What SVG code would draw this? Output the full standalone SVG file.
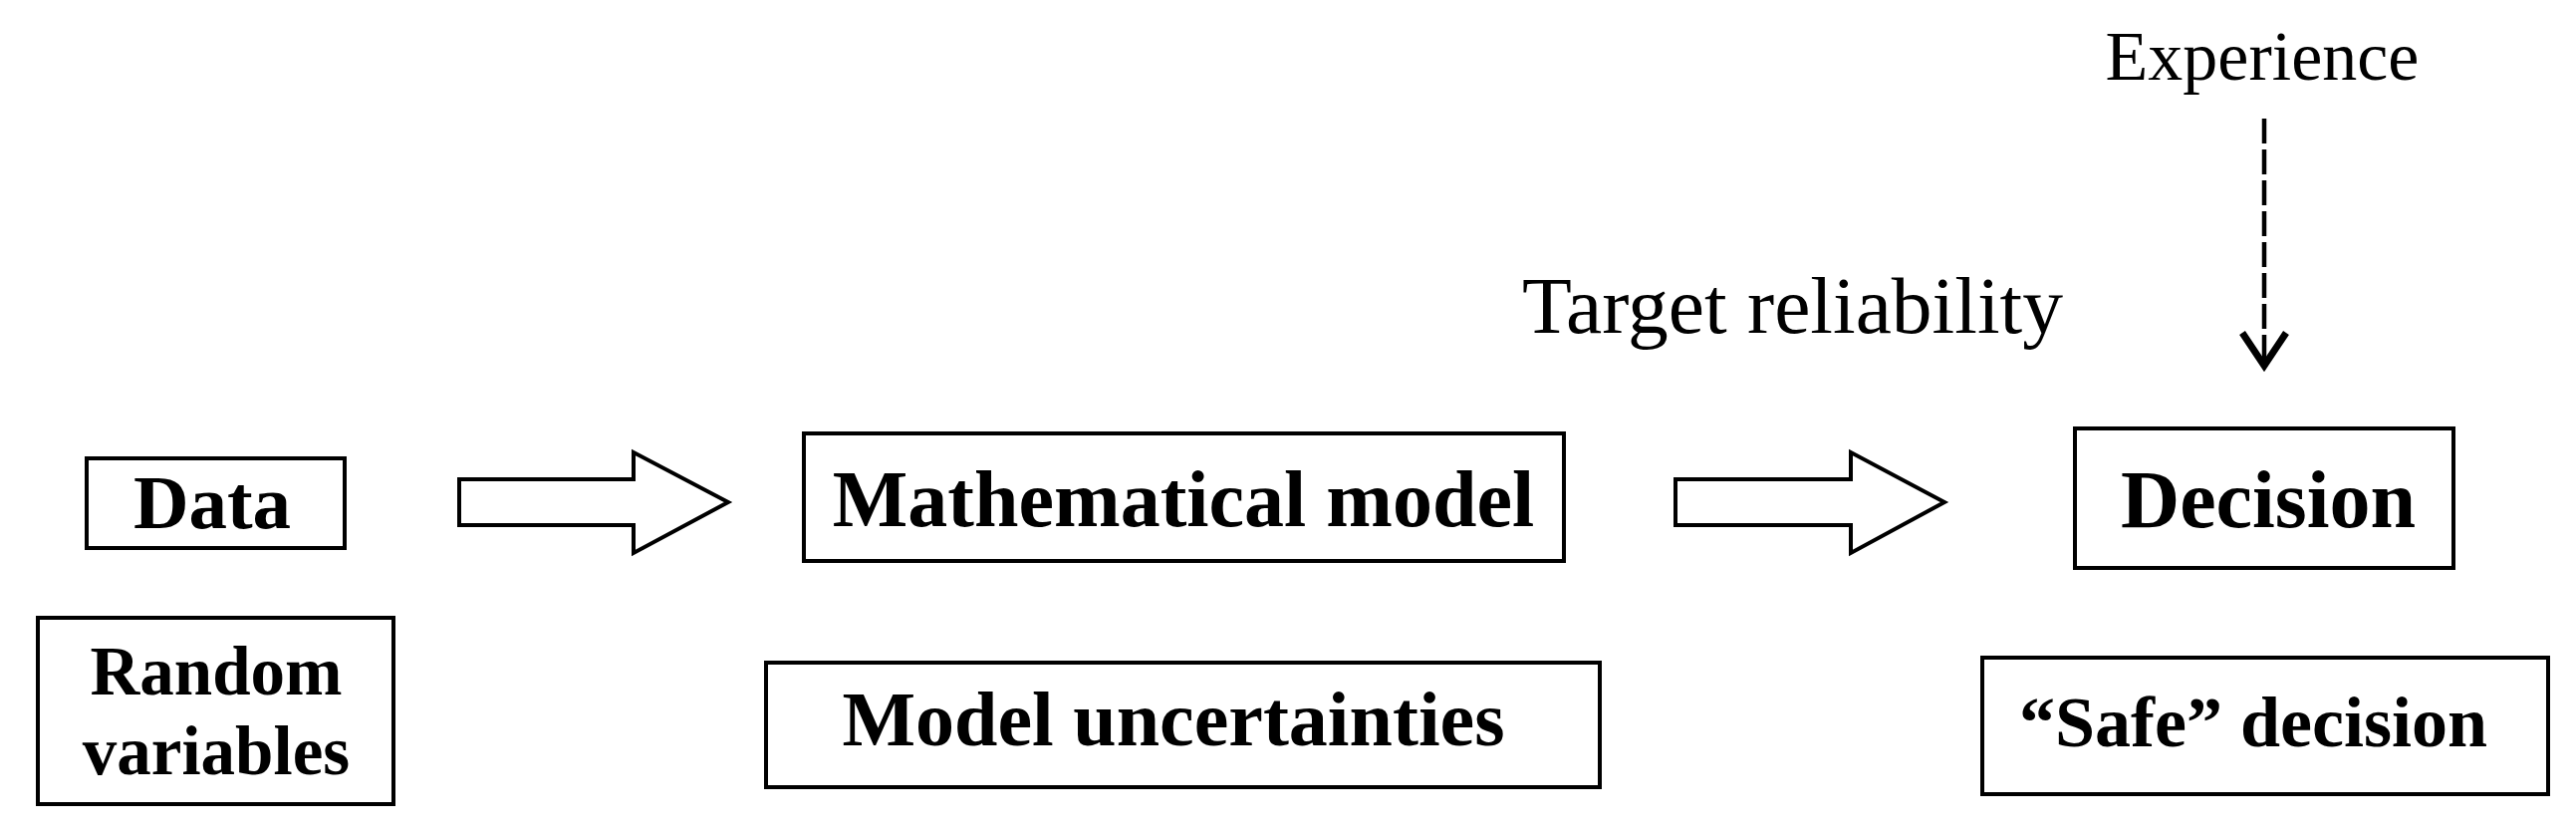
<svg xmlns="http://www.w3.org/2000/svg" width="2586" height="837" viewBox="0 0 2586 837">
<style>
.box{fill:#fff;stroke:#000;stroke-width:4}
.bt{font-family:"Liberation Serif","Times New Roman",serif;font-weight:bold;fill:#000;text-anchor:middle}
.rt{font-family:"Liberation Serif","Times New Roman",serif;fill:#000}
.blk{fill:#fff;stroke:#000;stroke-width:4;stroke-linejoin:miter}
</style>
<rect width="2586" height="837" fill="#fff"/>
<g id="data">
<rect class="box" x="87" y="460" width="259" height="90"/>
<text class="bt" x="213" y="530" font-size="77">Data</text>
</g>
<g id="random-variables">
<rect class="box" x="38" y="620" width="357" height="187"/>
<text class="bt" x="217" y="697" font-size="69">Random</text>
<text class="bt" x="217" y="777" font-size="69">variables</text>
</g>
<g id="mathematical-model">
<rect class="box" x="807" y="435" width="763" height="128"/>
<text class="bt" x="1188" y="528" font-size="80">Mathematical model</text>
</g>
<g id="model-uncertainties">
<rect class="box" x="769" y="665" width="837" height="125"/>
<text class="bt" x="1178" y="748" font-size="78">Model uncertainties</text>
</g>
<g id="decision">
<rect class="box" x="2083" y="430" width="380" height="140"/>
<text class="bt" x="2277" y="529" font-size="82">Decision</text>
</g>
<g id="safe-decision">
<rect class="box" x="1990" y="660" width="568" height="137"/>
<text class="bt" x="2262" y="749" font-size="72">“Safe” decision</text>
</g>
<g id="target-reliability">
<text class="rt" x="1528" y="334" font-size="80" textLength="543" lengthAdjust="spacingAndGlyphs">Target reliability</text>
</g>
<g id="experience">
<text class="rt" x="2271" y="80" font-size="70" text-anchor="middle">Experience</text>
</g>
<g id="connectors">
<path class="blk" d="M461,481 L636,481 L636,454 L731,504 L636,555 L636,527 L461,527 Z"/>
<path class="blk" d="M1682,481 L1858,481 L1858,454 L1952,504 L1858,555 L1858,527 L1682,527 Z"/>
<line x1="2273" y1="119" x2="2273" y2="364" stroke="#000" stroke-width="4.5" stroke-dasharray="25,6"/>
<path d="M2251,334 L2273,367 L2295,334" fill="none" stroke="#000" stroke-width="7"/>
</g>
</svg>
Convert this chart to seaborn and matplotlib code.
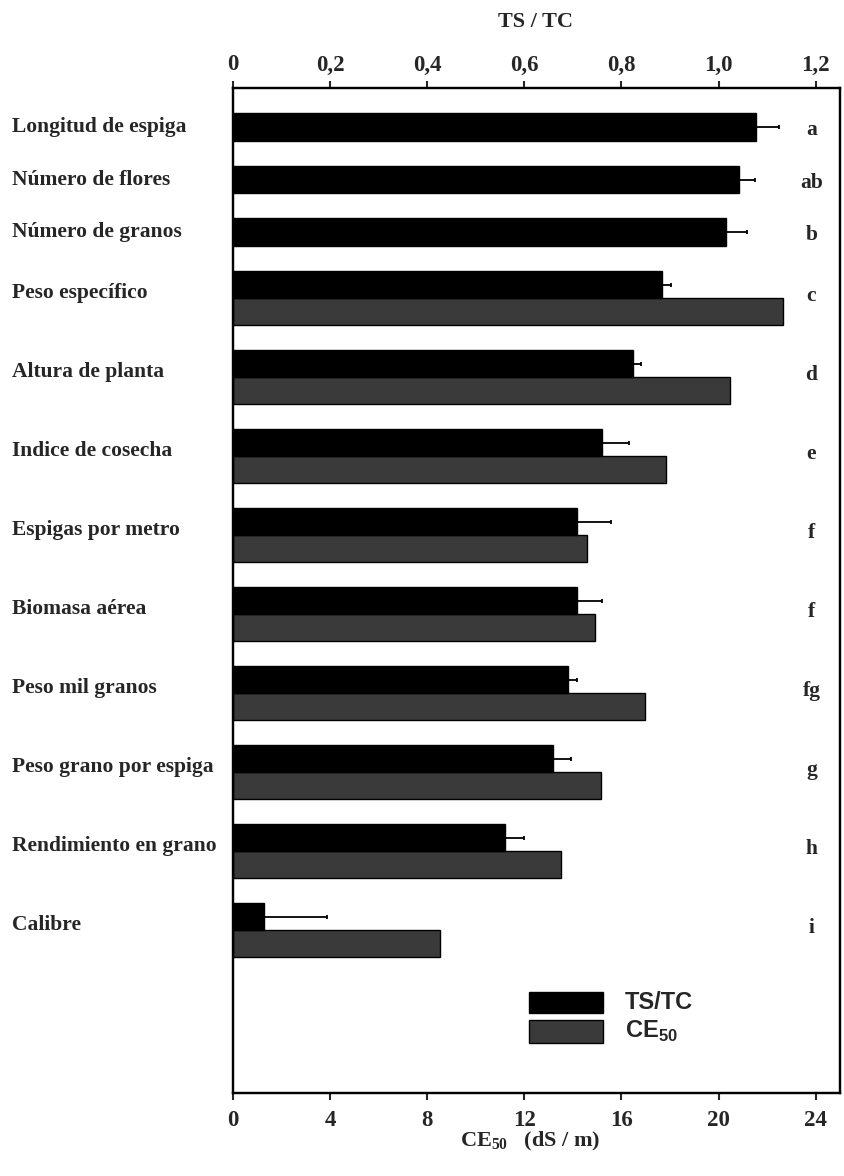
import numpy as np
import pandas as pd
import matplotlib
matplotlib.use("Agg")
import matplotlib.pyplot as plt
import matplotlib.transforms as mtransforms
from matplotlib.patches import Rectangle
import seaborn as sns

# ---- data -----------------------------------------------------------------
categories = [
    "Longitud de espiga", "Número de flores", "Número de granos",
    "Peso específico", "Altura de planta", "Indice de cosecha",
    "Espigas por metro", "Biomasa aérea", "Peso mil granos",
    "Peso grano por espiga", "Rendimiento en grano", "Calibre",
]
ts_tc = [1.076, 1.041, 1.016, 0.883, 0.824, 0.760, 0.709, 0.709, 0.689, 0.660, 0.561, 0.064]
ts_tc_err = [0.049, 0.033, 0.043, 0.020, 0.016, 0.055, 0.070, 0.051, 0.020, 0.037, 0.039, 0.129]
ce50 = [np.nan, np.nan, np.nan, 22.66, 20.45, 17.83, 14.59, 14.92, 16.97, 15.16, 13.52, 8.52]
letters = ["a", "ab", "b", "c", "d", "e", "f", "f", "fg", "g", "h", "i"]

ts_ticks = [0, 0.2, 0.4, 0.6, 0.8, 1.0, 1.2]
ts_ticklabels = ["0", "0,2", "0,4", "0,6", "0,8", "1,0", "1,2"]
ce_ticks = [0, 4, 8, 12, 16, 20, 24]
ce_ticklabels = ["0", "4", "8", "12", "16", "20", "24"]

# ---- style ----------------------------------------------------------------
sns.set_theme(style="ticks")
plt.rcParams["font.family"] = ["Liberation Serif", "DejaVu Serif"]
plt.rcParams["font.weight"] = "bold"
plt.rcParams["mathtext.fontset"] = "custom"
plt.rcParams["mathtext.rm"] = "Liberation Serif:bold"
plt.rcParams["mathtext.bf"] = "Liberation Serif:bold"
plt.rcParams["mathtext.sf"] = "Liberation Sans:bold"

GRAY = "#3a3a3a"
LABEL_SIZE = 15.5
TICK_SIZE = 16.5

# ---- row layout (vertical units: single rows first, then paired rows) ------
n_single = 3
single_step, pair_step = 52.5, 79.0
bar_h = 27.0
black_pos, gray_pos, label_pos = [], [], []
for i in range(len(categories)):
    if i < n_single:
        c = 127 + single_step * i
        black_pos.append(c)
        gray_pos.append(np.nan)
        label_pos.append(c)
    else:
        b = 298 + pair_step * (i - n_single)
        black_pos.append(b - bar_h / 2)
        gray_pos.append(b + bar_h / 2)
        label_pos.append(b - 5)

df_black = pd.DataFrame({"ts": ts_tc, "pos": black_pos})
df_gray = pd.DataFrame({"ce": ce50, "pos": gray_pos}).dropna()

W, H = 844, 1176
fig = plt.figure(figsize=(W / 100, H / 100), dpi=100)
left, right, top, bottom = 233, 840, 88, 1093
ax = fig.add_axes([left / W, 1 - bottom / H, (right - left) / W, (bottom - top) / H])
ax2 = ax.twiny()

# CE50 bars on the bottom axis
sns.barplot(data=df_gray, x="ce", y="pos", orient="y", native_scale=True,
            width=bar_h / pair_step, color=GRAY, saturation=1,
            edgecolor="black", linewidth=1.0, errorbar=None, ax=ax)
# TS/TC bars on the top axis
sns.barplot(data=df_black, x="ts", y="pos", orient="y", native_scale=True,
            width=(bar_h + 0.5) / single_step, color="black", saturation=1,
            edgecolor="black", linewidth=1.0, errorbar=None, ax=ax2)
ax2.errorbar(ts_tc, black_pos, xerr=[np.zeros(len(ts_tc)), ts_tc_err],
             fmt="none", ecolor="black", elinewidth=1.3, capsize=1.5, capthick=1.3)

ax.set_xlim(0, 25)
ax2.set_xlim(0, 1.25)
ax.set_ylim(bottom, top)

ax.set_xticks(ce_ticks)
ax.set_xticklabels(ce_ticklabels)
ax2.set_xticks(ts_ticks)
ax2.set_xticklabels(ts_ticklabels)
ax.set_yticks([])
for a in (ax, ax2):
    a.set_xlabel("")
    a.set_ylabel("")
    for s in a.spines.values():
        s.set_linewidth(1.6)
        s.set_color("black")
ax.tick_params(axis="x", direction="out", length=5, width=1.5, labelsize=TICK_SIZE, pad=7)
ax2.tick_params(axis="x", direction="out", length=5, width=1.5, labelsize=TICK_SIZE, pad=4)
for lab in ax.get_xticklabels() + ax2.get_xticklabels():
    lab.set_fontweight("bold")

# category labels (left aligned at the figure edge) and significance letters
trans_lbl = mtransforms.blended_transform_factory(fig.transFigure, ax.transData)
trans_let = mtransforms.blended_transform_factory(ax.transAxes, ax.transData)
for name, y, let in zip(categories, label_pos, letters):
    ax.text(12 / W, y, name, transform=trans_lbl, ha="left", va="center",
            fontsize=LABEL_SIZE, fontweight="bold")
    ax.text(0.953, y + 3, let, transform=trans_let, ha="center", va="center",
            fontsize=LABEL_SIZE, fontweight="bold")

# axis titles
fig.text(536 / W, 1 - 22 / H, "TS / TC", ha="center", va="center",
         fontsize=16, fontweight="bold")
fig.text(530 / W, 1 - 1141 / H, r"$\mathbf{CE}_{\mathbf{50}}$   (dS / m)",
         ha="center", va="center", fontsize=16, fontweight="bold")

# legend key: two swatches with their labels
legend_items = [("black", "TS/TC", 992, 1013),
                (GRAY, r"$\mathsf{CE}_{\mathsf{50}}$", 1020, 1043)]
for col, txt, y0, y1 in legend_items:
    fig.patches.append(Rectangle((529 / W, 1 - y1 / H), 74 / W, (y1 - y0) / H,
                                 transform=fig.transFigure, facecolor=col,
                                 edgecolor="black", linewidth=1.0))
    fig.text(625 / W, 1 - (y0 + y1) / 2 / H, txt, ha="left", va="center",
             family="Liberation Sans", fontweight="bold", fontsize=17)

fig.savefig("out.png", dpi=100)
◇ ◇ ◇ ◇ ◇
--- Work instructions ---
Drop the images and output only the lines from the one that contains "Convert this chart" to the one that contains "import seaborn as sns", both included.

--- Answer for this exercise ---
Convert this chart to seaborn and matplotlib code.
import numpy as np
import pandas as pd
import matplotlib
matplotlib.use("Agg")
import matplotlib.pyplot as plt
import matplotlib.transforms as mtransforms
from matplotlib.patches import Rectangle
import seaborn as sns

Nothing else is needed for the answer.